What the task asks: Extract everything from the first line through the line with "null, null, null];", both ends included, except for any pictures.

****************************************

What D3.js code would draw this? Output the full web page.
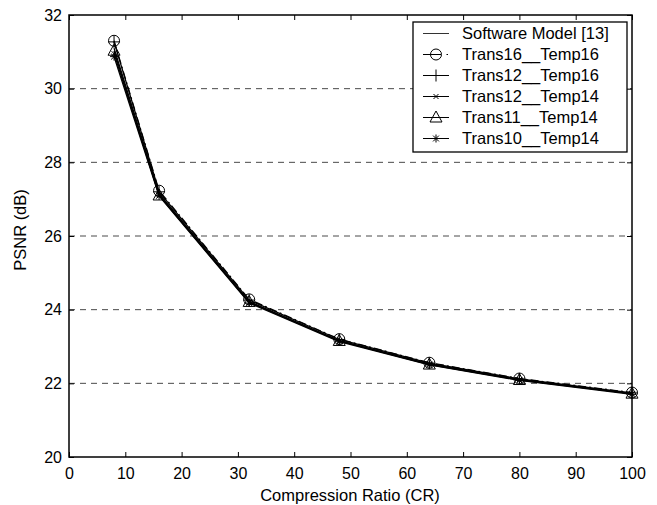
<!DOCTYPE html>
<html>
<head>
<meta charset="utf-8">
<script src="https://cdn.jsdelivr.net/npm/d3@7"></script>
<style>
  html, body { margin: 0; padding: 0; background: #fff; }
  svg { display: block; font-family: "Liberation Sans", Arial, sans-serif; }
</style>
</head>
<body>
<svg id="chart" width="657" height="505"></svg>
<script>
// ---- data ----
const compressionRatios = [8, 16, 32, 48, 64, 80, 100];
const seriesNames = ["Software Model [13]", "Trans16__Temp16", "Trans12__Temp16", "Trans12__Temp14", "Trans11__Temp14", "Trans10__Temp14"];
const softwareModel = [31.10, 27.15, 24.22, 23.16, 22.52, 22.10, 21.72];
const trans16Temp16 = [31.30, 27.23, 24.28, 23.20, 22.56, 22.13, 21.75];
const trans12Temp16 = [31.27, 27.20, 24.26, 23.19, 22.55, 22.12, 21.74];
const trans12Temp14 = [30.95, 27.12, 24.20, 23.15, 22.52, 22.10, 21.72];
const trans11Temp14 = [31.03, 27.10, 24.21, 23.15, 22.51, 22.09, 21.72];
const trans10Temp14 = [30.87, 27.09, 24.18, 23.13, 22.50, 22.08, 21.70];
const xTicks = [0, 10, 20, 30, 40, 50, 60, 70, 80, 90, 100];
const yTicks = [20, 22, 24, 26, 28, 30, 32];
const xLabel = "Compression Ratio (CR)";
const yLabel = "PSNR (dB)";

const allSeries = [softwareModel, trans16Temp16, trans12Temp16, trans12Temp14, trans11Temp14, trans10Temp14];
const markers = ["none", "circle", "plus", "cross", "triangle", "star"];
const dashes = [null, "8,3,2,3", null, null, null, null];

// ---- layout ----
const L = 69, R = 632, T = 15, B = 457;
const svg = d3.select("#chart");
const x = d3.scaleLinear().domain([0, 100]).range([L, R]);
const y = d3.scaleLinear().domain([20, 32]).range([B, T]);

// grid
svg.append("g").selectAll("line")
  .data(yTicks.filter(v => v > 20 && v < 32))
  .join("line")
  .attr("x1", L).attr("x2", R)
  .attr("y1", d => y(d)).attr("y2", d => y(d))
  .attr("stroke", "#4a4a4a").attr("stroke-width", 1)
  .attr("stroke-dasharray", "6,5");

// axes
const fs = "16px";
const fsL = "16.5px";
const gB = svg.append("g").attr("transform", `translate(0,${B})`)
  .call(d3.axisBottom(x).tickValues(xTicks).tickSizeInner(-5).tickSizeOuter(0).tickPadding(11));
const gL = svg.append("g").attr("transform", `translate(${L},0)`)
  .call(d3.axisLeft(y).tickValues(yTicks).tickSizeInner(-5).tickSizeOuter(0).tickPadding(7));
const gT = svg.append("g").attr("transform", `translate(0,${T})`)
  .call(d3.axisTop(x).tickValues(xTicks).tickSizeInner(-5).tickSizeOuter(0).tickFormat(""));
const gR = svg.append("g").attr("transform", `translate(${R},0)`)
  .call(d3.axisRight(y).tickValues(yTicks).tickSizeInner(-5).tickSizeOuter(0).tickFormat(""));
[gB, gL, gT, gR].forEach(g => {
  g.select(".domain").remove();
  g.selectAll(".tick line").attr("stroke", "#000").attr("stroke-width", 1);
  g.selectAll("text").attr("fill", "#000").style("font-size", fs)
    .style("font-family", '"Liberation Sans", Arial, sans-serif');
});

// frame
svg.append("rect").attr("x", L).attr("y", T).attr("width", R - L).attr("height", B - T)
  .attr("fill", "none").attr("stroke", "#000").attr("stroke-width", 1.5);

// axis labels
svg.append("text").attr("x", (L + R) / 2 - 0.5).attr("y", 501)
  .attr("text-anchor", "middle").style("font-size", fsL).text(xLabel);
svg.append("text").attr("transform", `translate(26,${(T + B) / 2 - 6}) rotate(-90)`)
  .attr("text-anchor", "middle").style("font-size", fsL).text(yLabel);

// marker drawing
function drawMarker(g, type, cx, cy) {
  if (type === "circle") {
    g.append("circle").attr("cx", cx).attr("cy", cy).attr("r", 5.5)
      .attr("fill", "none").attr("stroke", "#000").attr("stroke-width", 1);
  } else if (type === "plus") {
    g.append("path").attr("d", `M${cx - 6},${cy}H${cx + 6}M${cx},${cy - 6}V${cy + 6}`)
      .attr("stroke", "#000").attr("stroke-width", 1);
  } else if (type === "cross") {
    const s = 2.5;
    g.append("path").attr("d", `M${cx - s},${cy - s}L${cx + s},${cy + s}M${cx - s},${cy + s}L${cx + s},${cy - s}`)
      .attr("stroke", "#000").attr("stroke-width", 1);
  } else if (type === "triangle") {
    g.append("path").attr("d", `M${cx},${cy - 6.5}L${cx + 6},${cy + 4.5}L${cx - 6},${cy + 4.5}Z`)
      .attr("fill", "none").attr("stroke", "#000").attr("stroke-width", 1);
  } else if (type === "star") {
    const s = 4, d = 2.9;
    g.append("path").attr("d",
      `M${cx - s},${cy}H${cx + s}M${cx},${cy - s}V${cy + s}M${cx - d},${cy - d}L${cx + d},${cy + d}M${cx - d},${cy + d}L${cx + d},${cy - d}`)
      .attr("stroke", "#000").attr("stroke-width", 1);
  }
}

// series
const line = d3.line().x((d, i) => x(compressionRatios[i])).y(d => y(d));
allSeries.forEach((vals, si) => {
  const g = svg.append("g");
  g.append("path").datum(vals).attr("d", line)
    .attr("fill", "none").attr("stroke", "#000").attr("stroke-width", 1.3)
    .attr("stroke-dasharray", dashes[si]);
  vals.forEach((v, i) => drawMarker(g, markers[si], x(compressionRatios[i]), y(v)));
});

// legend
const lgX = 413, lgY = 22, lgW = 214, lgH = 130;
const lg = svg.append("g");
lg.append("rect").attr("x", lgX).attr("y", lgY).attr("width", lgW).attr("height", lgH)
  .attr("fill", "#fff").attr("stroke", "#000").attr("stroke-width", 1.3);
seriesNames.forEach((name, i) => {
  const cy = 33.5 + i * 21;
  const gi = lg.append("g");
  if (dashes[i]) {
    gi.append("line").attr("x1", 423).attr("x2", 441).attr("y1", cy).attr("y2", cy).attr("stroke", "#000");
    gi.append("line").attr("x1", 446.5).attr("x2", 448).attr("y1", cy).attr("y2", cy).attr("stroke", "#000");
  } else {
    gi.append("line").attr("x1", 423).attr("x2", 449).attr("y1", cy).attr("y2", cy)
      .attr("stroke", i === 0 ? "#333" : "#000").attr("stroke-width", 1);
  }
  drawMarker(gi, markers[i], 436, cy);
  gi.append("text").attr("x", 462).attr("y", cy).attr("dy", "0.36em")
    .style("font-size", fsL).attr("fill", "#000").text(name);
});
</script>
</body>
</html>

****************************************

Written solution:
What D3.js code would draw this? Output the full web page.
<!DOCTYPE html>
<html>
<head>
<meta charset="utf-8">
<script src="https://cdn.jsdelivr.net/npm/d3@7"></script>
<style>
  html, body { margin: 0; padding: 0; background: #fff; }
  svg { display: block; font-family: "Liberation Sans", Arial, sans-serif; }
</style>
</head>
<body>
<svg id="chart" width="657" height="505"></svg>
<script>
// ---- data ----
const compressionRatios = [8, 16, 32, 48, 64, 80, 100];
const seriesNames = ["Software Model [13]", "Trans16__Temp16", "Trans12__Temp16", "Trans12__Temp14", "Trans11__Temp14", "Trans10__Temp14"];
const softwareModel = [31.10, 27.15, 24.22, 23.16, 22.52, 22.10, 21.72];
const trans16Temp16 = [31.30, 27.23, 24.28, 23.20, 22.56, 22.13, 21.75];
const trans12Temp16 = [31.27, 27.20, 24.26, 23.19, 22.55, 22.12, 21.74];
const trans12Temp14 = [30.95, 27.12, 24.20, 23.15, 22.52, 22.10, 21.72];
const trans11Temp14 = [31.03, 27.10, 24.21, 23.15, 22.51, 22.09, 21.72];
const trans10Temp14 = [30.87, 27.09, 24.18, 23.13, 22.50, 22.08, 21.70];
const xTicks = [0, 10, 20, 30, 40, 50, 60, 70, 80, 90, 100];
const yTicks = [20, 22, 24, 26, 28, 30, 32];
const xLabel = "Compression Ratio (CR)";
const yLabel = "PSNR (dB)";

const allSeries = [softwareModel, trans16Temp16, trans12Temp16, trans12Temp14, trans11Temp14, trans10Temp14];
const markers = ["none", "circle", "plus", "cross", "triangle", "star"];
const dashes = [null, "8,3,2,3", null, null, null, null];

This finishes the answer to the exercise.